• **Written instruction**:
Return the material word for word. Do not include the pictures.

[Begin]

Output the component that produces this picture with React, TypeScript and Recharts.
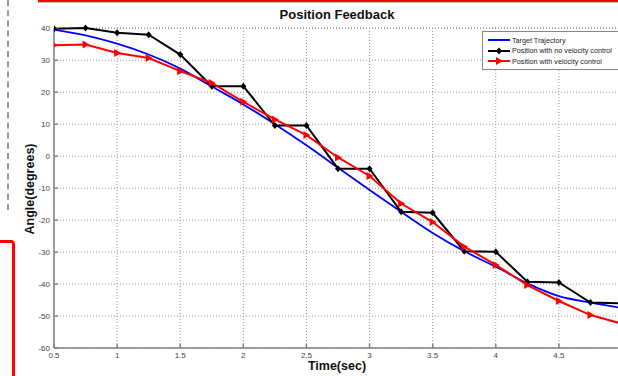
import { LineChart, Line, XAxis, YAxis, CartesianGrid } from "recharts";

const times = [0.5, 0.75, 1, 1.25, 1.5, 1.75, 2, 2.25, 2.5, 2.75, 3, 3.25, 3.5, 3.75, 4, 4.25, 4.5, 4.75, 5];
const target = [39.6, 37.8, 35.2, 31.8, 27.4, 21.8, 16.2, 10.0, 3.4, -3.6, -10.6, -17.4, -24.0, -29.7, -34.6, -39.8, -43.8, -45.8, -47.5];
const noVelocity = [39.9, 40.1, 38.6, 38.0, 31.8, 21.9, 21.9, 9.6, 9.6, -3.9, -3.9, -17.4, -17.7, -29.7, -29.9, -39.3, -39.5, -45.8, -46.0];
const withVelocity = [34.7, 34.9, 32.3, 30.7, 26.6, 22.9, 17.0, 11.5, 6.6, -0.4, -6.2, -14.8, -20.6, -28.3, -34.0, -40.3, -45.3, -49.7, -52.4];

const xTicks = [0.5, 1, 1.5, 2, 2.5, 3, 3.5, 4, 4.5, 5];
const yTicks = [-60, -50, -40, -30, -20, -10, 0, 10, 20, 30, 40];

const seriesNames = ["Target Trajectory", "Position with no velocity control", "Position with velocity control"];

const data = times.map((t, i) => ({
  t,
  target: target[i],
  noVel: noVelocity[i],
  vel: withVelocity[i],
}));

const font = "'Liberation Sans', Arial, sans-serif";

function Diamond(props: any) {
  const { cx, cy } = props;
  if (cx == null || cy == null) return null;
  return <path d={`M${cx},${cy - 3.5}L${cx + 3},${cy}L${cx},${cy + 3.5}L${cx - 3},${cy}Z`} fill="#000" />;
}

function Tri(props: any) {
  const { cx, cy } = props;
  if (cx == null || cy == null) return null;
  return <path d={`M${cx - 3},${cy - 4}L${cx + 4},${cy}L${cx - 3},${cy + 4}Z`} fill="#ff0000" />;
}

function LegendBox() {
  const rows = [
    { name: seriesNames[0], color: "#0000ff", marker: null },
    { name: seriesNames[1], color: "#000", marker: "d" },
    { name: seriesNames[2], color: "#ff0000", marker: "t" },
  ];
  return (
    <div
      style={{
        position: "absolute",
        left: 482,
        top: 31,
        border: "1px solid #888",
        background: "#fff",
        width: 150,
        padding: "3px 0 2px 4px",
        fontFamily: font,
        fontSize: 7.2,
        color: "#222",
      }}
    >
      {rows.map((r) => (
        <div key={r.name} style={{ display: "flex", alignItems: "center", height: 10.5 }}>
          <svg width={24} height={10} style={{ marginRight: 1 }}>
            <line x1={1} y1={5} x2={23} y2={5} stroke={r.color} strokeWidth={2} />
            {r.marker === "d" && <path d="M12,1.5L15,5L12,8.5L9,5Z" fill="#000" />}
            {r.marker === "t" && <path d="M9,1L16,5L9,9Z" fill="#ff0000" />}
          </svg>
          <span style={{ whiteSpace: "nowrap" }}>{r.name}</span>
        </div>
      ))}
    </div>
  );
}

export default function App() {
  return (
    <div
      style={{
        position: "absolute",
        left: 0,
        top: 0,
        width: 618,
        height: 376,
        overflow: "hidden",
        background: "#fff",
      }}
    >
      {/* page decorations around the figure */}
      <div style={{ position: "absolute", left: 38, top: 0, width: 600, height: 2, background: "#ff0000", boxShadow: "0 1px 1px #bbb" }} />
      <div style={{ position: "absolute", left: 7, top: 0, width: 0, height: 210, borderLeft: "2px dashed #999" }} />
      <div
        style={{
          position: "absolute",
          left: -20,
          top: 240,
          width: 29,
          height: 160,
          border: "3px solid #ff0000",
          borderRadius: 4,
        }}
      />

      <div
        style={{
          position: "absolute",
          left: 0,
          top: 7,
          width: 674,
          textAlign: "center",
          fontFamily: font,
          fontWeight: "bold",
          fontSize: 13,
          color: "#111",
        }}
      >
        Position Feedback
      </div>
      <div
        style={{
          position: "absolute",
          left: 0,
          top: 359,
          width: 674,
          textAlign: "center",
          fontFamily: font,
          fontWeight: "bold",
          fontSize: 12.5,
          color: "#111",
        }}
      >
        Time(sec)
      </div>
      <div
        style={{
          position: "absolute",
          left: 30,
          top: 189,
          transform: "translate(-50%, -50%) rotate(-90deg)",
          fontFamily: font,
          fontWeight: "bold",
          fontSize: 12.5,
          color: "#111",
          whiteSpace: "nowrap",
        }}
      >
        Angle(degrees)
      </div>

      <LineChart width={640} height={376} data={data} margin={{ top: 28, right: 18, left: 24, bottom: 14 }}>
        <CartesianGrid stroke="#999" strokeDasharray="1 2" />
        <XAxis
          dataKey="t"
          type="number"
          domain={[0.5, 5]}
          ticks={xTicks}
          interval={0}
          height={14}
          tickSize={-4}
          tickMargin={8}
          stroke="#808080"
          strokeWidth={1.5}
          tick={{ fontSize: 8, fill: "#444", fontFamily: font }}
          tickFormatter={(v: number) => (v === 5 ? "" : String(v))}
          allowDataOverflow
        />
        <YAxis
          type="number"
          domain={[-60, 40]}
          ticks={yTicks}
          interval={0}
          width={30}
          tickSize={-4}
          tickMargin={8}
          stroke="#808080"
          strokeWidth={1.5}
          tick={{ fontSize: 8, fill: "#444", fontFamily: font }}
        />
        <Line
          type="monotone"
          dataKey="target"
          name={seriesNames[0]}
          stroke="#0000ff"
          strokeWidth={1.8}
          dot={false}
          isAnimationActive={false}
        />
        <Line
          type="linear"
          dataKey="noVel"
          name={seriesNames[1]}
          stroke="#000"
          strokeWidth={2}
          dot={<Diamond />}
          isAnimationActive={false}
        />
        <Line
          type="linear"
          dataKey="vel"
          name={seriesNames[2]}
          stroke="#ff0000"
          strokeWidth={2}
          dot={<Tri />}
          isAnimationActive={false}
        />
      </LineChart>
      <LegendBox />
    </div>
  );
}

[End]

• **Response**:
Output the component that produces this picture with React, TypeScript and Recharts.
import { LineChart, Line, XAxis, YAxis, CartesianGrid } from "recharts";

const times = [0.5, 0.75, 1, 1.25, 1.5, 1.75, 2, 2.25, 2.5, 2.75, 3, 3.25, 3.5, 3.75, 4, 4.25, 4.5, 4.75, 5];
const target = [39.6, 37.8, 35.2, 31.8, 27.4, 21.8, 16.2, 10.0, 3.4, -3.6, -10.6, -17.4, -24.0, -29.7, -34.6, -39.8, -43.8, -45.8, -47.5];
const noVelocity = [39.9, 40.1, 38.6, 38.0, 31.8, 21.9, 21.9, 9.6, 9.6, -3.9, -3.9, -17.4, -17.7, -29.7, -29.9, -39.3, -39.5, -45.8, -46.0];
const withVelocity = [34.7, 34.9, 32.3, 30.7, 26.6, 22.9, 17.0, 11.5, 6.6, -0.4, -6.2, -14.8, -20.6, -28.3, -34.0, -40.3, -45.3, -49.7, -52.4];

const xTicks = [0.5, 1, 1.5, 2, 2.5, 3, 3.5, 4, 4.5, 5];
const yTicks = [-60, -50, -40, -30, -20, -10, 0, 10, 20, 30, 40];

const seriesNames = ["Target Trajectory", "Position with no velocity control", "Position with velocity control"];

const data = times.map((t, i) => ({
  t,
  target: target[i],
  noVel: noVelocity[i],
  vel: withVelocity[i],
}));

const font = "'Liberation Sans', Arial, sans-serif";

function Diamond(props: any) {
  const { cx, cy } = props;
  if (cx == null || cy == null) return null;
  return <path d={`M${cx},${cy - 3.5}L${cx + 3},${cy}L${cx},${cy + 3.5}L${cx - 3},${cy}Z`} fill="#000" />;
}

function Tri(props: any) {
  const { cx, cy } = props;
  if (cx == null || cy == null) return null;
  return <path d={`M${cx - 3},${cy - 4}L${cx + 4},${cy}L${cx - 3},${cy + 4}Z`} fill="#ff0000" />;
}

function LegendBox() {
  const rows = [
    { name: seriesNames[0], color: "#0000ff", marker: null },
    { name: seriesNames[1], color: "#000", marker: "d" },
    { name: seriesNames[2], color: "#ff0000", marker: "t" },
  ];
  return (
    <div
      style={{
        position: "absolute",
        left: 482,
        top: 31,
        border: "1px solid #888",
        background: "#fff",
        width: 150,
        padding: "3px 0 2px 4px",
        fontFamily: font,
        fontSize: 7.2,
        color: "#222",
      }}
    >
      {rows.map((r) => (
        <div key={r.name} style={{ display: "flex", alignItems: "center", height: 10.5 }}>
          <svg width={24} height={10} style={{ marginRight: 1 }}>
            <line x1={1} y1={5} x2={23} y2={5} stroke={r.color} strokeWidth={2} />
            {r.marker === "d" && <path d="M12,1.5L15,5L12,8.5L9,5Z" fill="#000" />}
            {r.marker === "t" && <path d="M9,1L16,5L9,9Z" fill="#ff0000" />}
          </svg>
          <span style={{ whiteSpace: "nowrap" }}>{r.name}</span>
        </div>
      ))}
    </div>
  );
}

export default function App() {
  return (
    <div
      style={{
        position: "absolute",
        left: 0,
        top: 0,
        width: 618,
        height: 376,
        overflow: "hidden",
        background: "#fff",
      }}
    >
      {/* page decorations around the figure */}
      <div style={{ position: "absolute", left: 38, top: 0, width: 600, height: 2, background: "#ff0000", boxShadow: "0 1px 1px #bbb" }} />
      <div style={{ position: "absolute", left: 7, top: 0, width: 0, height: 210, borderLeft: "2px dashed #999" }} />
      <div
        style={{
          position: "absolute",
          left: -20,
          top: 240,
          width: 29,
          height: 160,
          border: "3px solid #ff0000",
          borderRadius: 4,
        }}
      />

      <div
        style={{
          position: "absolute",
          left: 0,
          top: 7,
          width: 674,
          textAlign: "center",
          fontFamily: font,
          fontWeight: "bold",
          fontSize: 13,
          color: "#111",
        }}
      >
        Position Feedback
      </div>
      <div
        style={{
          position: "absolute",
          left: 0,
          top: 359,
          width: 674,
          textAlign: "center",
          fontFamily: font,
          fontWeight: "bold",
          fontSize: 12.5,
          color: "#111",
        }}
      >
        Time(sec)
      </div>
      <div
        style={{
          position: "absolute",
          left: 30,
          top: 189,
          transform: "translate(-50%, -50%) rotate(-90deg)",
          fontFamily: font,
          fontWeight: "bold",
          fontSize: 12.5,
          color: "#111",
          whiteSpace: "nowrap",
        }}
      >
        Angle(degrees)
      </div>

      <LineChart width={640} height={376} data={data} margin={{ top: 28, right: 18, left: 24, bottom: 14 }}>
        <CartesianGrid stroke="#999" strokeDasharray="1 2" />
        <XAxis
          dataKey="t"
          type="number"
          domain={[0.5, 5]}
          ticks={xTicks}
          interval={0}
          height={14}
          tickSize={-4}
          tickMargin={8}
          stroke="#808080"
          strokeWidth={1.5}
          tick={{ fontSize: 8, fill: "#444", fontFamily: font }}
          tickFormatter={(v: number) => (v === 5 ? "" : String(v))}
          allowDataOverflow
        />
        <YAxis
          type="number"
          domain={[-60, 40]}
          ticks={yTicks}
          interval={0}
          width={30}
          tickSize={-4}
          tickMargin={8}
          stroke="#808080"
          strokeWidth={1.5}
          tick={{ fontSize: 8, fill: "#444", fontFamily: font }}
        />
        <Line
          type="monotone"
          dataKey="target"
          name={seriesNames[0]}
          stroke="#0000ff"
          strokeWidth={1.8}
          dot={false}
          isAnimationActive={false}
        />
        <Line
          type="linear"
          dataKey="noVel"
          name={seriesNames[1]}
          stroke="#000"
          strokeWidth={2}
          dot={<Diamond />}
          isAnimationActive={false}
        />
        <Line
          type="linear"
          dataKey="vel"
          name={seriesNames[2]}
          stroke="#ff0000"
          strokeWidth={2}
          dot={<Tri />}
          isAnimationActive={false}
        />
      </LineChart>
      <LegendBox />
    </div>
  );
}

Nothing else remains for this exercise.